At different times in relationships, it might mean that one person requires more support and the other is able to give it, for example if the person is unwell or going through a particularly challenging time, and at times like this you’d adjust your expectations of what the other person is able to give.

But if the balance of give and take is out a lot, and a pattern begins to emerge where one person’s needs are always prioritised over the other, this can leave you feeling drained, lonely, isolated, and it activates your survival instincts (fight, flight, freeze, or fawn).

You might find yourself being drawn to what’s familiar, not what’s healthy.  You notice that you do things for them, but you can’t say they always do the same thing for you.

You’re the only one who puts work into the relationship and you keep trying your hardest, but over time, you begin to question your worth and believe that your needs aren’t important enough.

You might make excuses for their behaviour – they’re always having a bad day or going through a difficult time and so you dismiss your own feelings. 

The connection will be missing and you’ll feel emotionally exhausted and burnt out.  Relationships without reciprocity often end up with one person feeling taken advantage of and used.  This typically leads to resentment. 

When you’ve been through trauma, your nervous system is primed for survival, not safety. Maybe your learned survival response was to withdraw from people and try to fathom it out on your own.  Or maybe you needed to take care of others in the hope that it would prevent them from hurting you. Appeasing (fawning) also becomes a strategy to handle unsafe social and community situations. 

An imbalanced relationship can reinforce old wounds: not being seen, heard, or supported.  So boundaries are necessary and extremely healthy in relationships, because you matter too. Your time, your care, your energy – it’s all valuable.

If you are in relationships that lack reciprocity and you begin to set boundaries, your partner, friend, or family member may not respond well to them.  If this occurs because you are requesting reciprocity and asking for your needs to be met too, take it as a sign that your boundaries are absolutely necessary!

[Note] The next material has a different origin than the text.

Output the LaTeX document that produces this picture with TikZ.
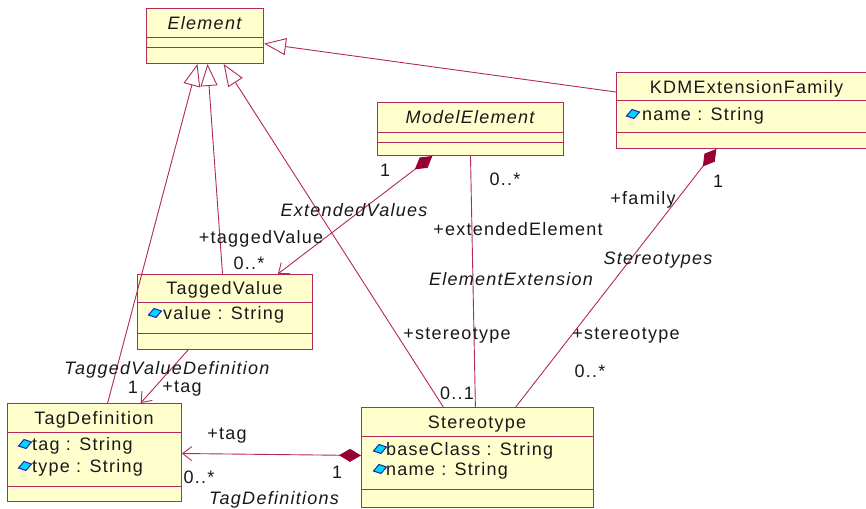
\documentclass[tikz,border=0pt]{standalone}
\usepackage{fontspec}
\setmainfont{Liberation Sans}[LetterSpace=7]
\usetikzlibrary{arrows.meta,calc}

\definecolor{umlline}{RGB}{180,40,90}
\definecolor{umlfill}{RGB}{255,255,206}
\definecolor{umldiamond}{RGB}{150,0,50}
\definecolor{umltext}{RGB}{25,25,25}
\definecolor{attrfill}{RGB}{0,215,255}
\definecolor{attrline}{RGB}{20,40,170}

\tikzset{
  classbox/.style={draw=umlline, fill=umlfill, line width=1pt, rectangle,
    inner sep=0pt, anchor=north west},
  sep/.style={draw=umlline, line width=1pt},
  txt/.style={font=\fontsize{18}{20}\selectfont, text=umltext, inner sep=0pt,
    text height=12.9pt, text depth=0pt},
  itxt/.style={txt, font=\fontsize{18}{20}\selectfont\itshape},
  attr/.style={txt, anchor=west},
  link/.style={draw=umlline, line width=0.9pt},
  gen/.style={link, -{Triangle[length=22pt, width=17pt, fill=white, line width=0.9pt]}},
  nav/.style={link, -{Straight Barb[length=9pt, width=14pt, line width=0.9pt]}},
  comp/.style={link, {Diamond[length=22pt, width=13pt, fill=umldiamond, color=umldiamond]}-{Straight Barb[length=9pt, width=14pt, line width=0.9pt]}},
  compplain/.style={link, {Diamond[length=22pt, width=13pt, fill=umldiamond, color=umldiamond]}-},
}

% small attribute marker: a tilted cyan rhombus
\newcommand{\attrmark}[1]{%
  \fill[attrfill, draw=attrline, line width=1pt]
    ($(#1)+(-6.5,2)$) -- ($(#1)+(-1,-4.5)$) -- ($(#1)+(6.5,-2)$) -- ($(#1)+(1,4.5)$) -- cycle;}

\begin{document}
\begin{tikzpicture}[x=1pt, y=-1pt]
  \clip (0,0) rectangle (866,508);
  \fill[white] (0,0) rectangle (866,508);

  % ---- classes ----
  \node[classbox, minimum width=117pt, minimum height=55pt] (el) at (146,8) {};
  \draw[sep] ($(el.north west)+(0,30)$) -- ($(el.north east)+(0,30)$);
  \draw[sep] ($(el.north west)+(0,40)$) -- ($(el.north east)+(0,40)$);
  \node[itxt] (elname) at (204.5,23) {Element};

  \node[classbox, minimum width=261pt, minimum height=76pt] (kdm) at (616,72) {};
  \draw[sep] ($(kdm.north west)+(0,29)$) -- ($(kdm.north east)+(0,29)$);
  \draw[sep] ($(kdm.north west)+(0,60)$) -- ($(kdm.north east)+(0,60)$);
  \node[txt] (kdmname) at (746.5,87) {KDMExtensionFamily};
  \coordinate (kdmicon) at (633,114);
  \attrmark{kdmicon}
  \node[attr] (kdmattr) at (642,114) {name : String};

  \node[classbox, minimum width=186pt, minimum height=53pt] (me) at (377,102) {};
  \draw[sep] ($(me.north west)+(0,30)$) -- ($(me.north east)+(0,30)$);
  \draw[sep] ($(me.north west)+(0,40)$) -- ($(me.north east)+(0,40)$);
  \node[itxt] (mename) at (470,117) {ModelElement};

  \node[classbox, minimum width=175pt, minimum height=75pt] (tv) at (137,274) {};
  \draw[sep] ($(tv.north west)+(0,28)$) -- ($(tv.north east)+(0,28)$);
  \draw[sep] ($(tv.north west)+(0,59)$) -- ($(tv.north east)+(0,59)$);
  \node[txt] (tvname) at (224.5,288) {TaggedValue};
  \coordinate (tvicon) at (155,313);
  \attrmark{tvicon}
  \node[attr] (tvattr) at (163,313) {value : String};

  \node[classbox, minimum width=174pt, minimum height=98pt] (td) at (7,403) {};
  \draw[sep] ($(td.north west)+(0,29)$) -- ($(td.north east)+(0,29)$);
  \draw[sep] ($(td.north west)+(0,83)$) -- ($(td.north east)+(0,83)$);
  \node[txt] (tdname) at (94,418) {TagDefinition};
  \coordinate (tdicon1) at (25,444);
  \attrmark{tdicon1}
  \node[attr] (tdattr1) at (32,444) {tag : String};
  \coordinate (tdicon2) at (25,466);
  \attrmark{tdicon2}
  \node[attr] (tdattr2) at (32,466) {type : String};

  \node[classbox, minimum width=232pt, minimum height=100pt] (st) at (361,407) {};
  \draw[sep] ($(st.north west)+(0,29)$) -- ($(st.north east)+(0,29)$);
  \draw[sep] ($(st.north west)+(0,82)$) -- ($(st.north east)+(0,82)$);
  \node[txt] (stname) at (477,422) {Stereotype};
  \coordinate (sticon1) at (380,449);
  \attrmark{sticon1}
  \node[attr] (stattr1) at (386,449) {baseClass : String};
  \coordinate (sticon2) at (380,469);
  \attrmark{sticon2}
  \node[attr] (stattr2) at (386,469) {name : String};

  % ---- connection points ----
  \coordinate (el-g1) at ($(el.south west)!0.436!(el.south east)$);
  \coordinate (el-g2) at ($(el.south west)!0.521!(el.south east)$);
  \coordinate (el-g3) at ($(el.south west)!0.658!(el.south east)$);
  \coordinate (el-g4) at ($(el.north east)!0.636!(el.south east)$);
  \coordinate (kdm-l) at ($(kdm.north west)!0.26!(kdm.south west)$);
  \coordinate (kdm-b) at ($(kdm.south west)!0.383!(kdm.south east)$);
  \coordinate (me-d) at ($(me.south west)!0.296!(me.south east)$);
  \coordinate (me-a) at ($(me.south west)!0.5!(me.south east)$);
  \coordinate (tv-t) at ($(tv.north west)!0.486!(tv.north east)$);
  \coordinate (tv-a) at ($(tv.north west)!0.8!(tv.north east)$);
  \coordinate (tv-b) at ($(tv.south west)!0.29!(tv.south east)$);
  \coordinate (td-t) at ($(td.north west)!0.575!(td.north east)$);
  \coordinate (td-a) at ($(td.north west)!0.764!(td.north east)$);
  \coordinate (td-r) at ($(td.north east)!0.51!(td.south east)$);
  \coordinate (st-t1) at ($(st.north west)!0.353!(st.north east)$);
  \coordinate (st-t2) at ($(st.north west)!0.491!(st.north east)$);
  \coordinate (st-t3) at ($(st.north west)!0.664!(st.north east)$);
  \coordinate (st-l) at ($(st.north west)!0.48!(st.south west)$);

  % ---- generalizations ----
  \draw[gen] (td-t) -- (el-g1);
  \draw[gen] (tv-t) -- (el-g2);
  \draw[gen] (st-t1) -- (el-g3);
  \draw[gen] (kdm-l) -- (el-g4);

  % ---- associations ----
  \draw[comp] (me-d) -- (tv-a);
  \draw[link] (me-a) -- (st-t2);
  \draw[compplain] (kdm-b) -- (st-t3);
  \draw[nav] (tv-b) -- (td-a);
  \draw[comp] (st-l) -- (td-r);

  % ---- association labels ----
  \node[txt] (l1) at (385,170) {1};
  \node[txt] (l2) at (505,179) {0..*};
  \node[itxt] (l3) at (354,210) {ExtendedValues};
  \node[txt] (l4) at (261,237) {+taggedValue};
  \node[txt] (l5) at (249,263) {0..*};
  \node[txt] (l6) at (518,229) {+extendedElement};
  \node[itxt] (l7) at (511,279) {ElementExtension};
  \node[txt] (l8) at (643,198) {+family};
  \node[txt] (l9) at (718,181) {1};
  \node[itxt] (l10) at (658,258) {Stereotypes};
  \node[txt] (l11) at (457,333) {+stereotype};
  \node[txt] (l12) at (626,333) {+stereotype};
  \node[txt] (l13) at (590,371) {0..*};
  \node[txt] (l14) at (457,393) {0..1};
  \node[itxt] (l15) at (167,368) {TaggedValueDefinition};
  \node[txt] (l16) at (133,387) {1};
  \node[txt] (l17) at (182,386) {+tag};
  \node[txt] (l18) at (227,433) {+tag};
  \node[txt] (l19) at (199,477) {0..*};
  \node[txt] (l20) at (337,472) {1};
  \node[itxt] (l21) at (274,498) {TagDefinitions};
\end{tikzpicture}
\end{document}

Healthy relationships are built on reciprocity. They are a two-way street, where both people give and receive support, time, care, effort and are willing to compromise. Reciprocity is essential to building trust, support and connection. 

Your nervous system is formed by your past experiences and traumas, but it can be transformed by your present experiences, particularly through safe and nurturing connections.

We heal trauma when we are in reciprocal, co-regulatory relationships where one nervous system can lean on another from time to time for support.

This helps your nervous system to move from being stuck in survival states (fight, flight, freeze, fawn) to moving towards being able to regulate your emotions and connect back to yourself with compassion, as well as connect with others.

Being in relationships where there’s give and take helps to gently rewire your nervous system. It teaches your body that it’s safe to rest, receive, and trust.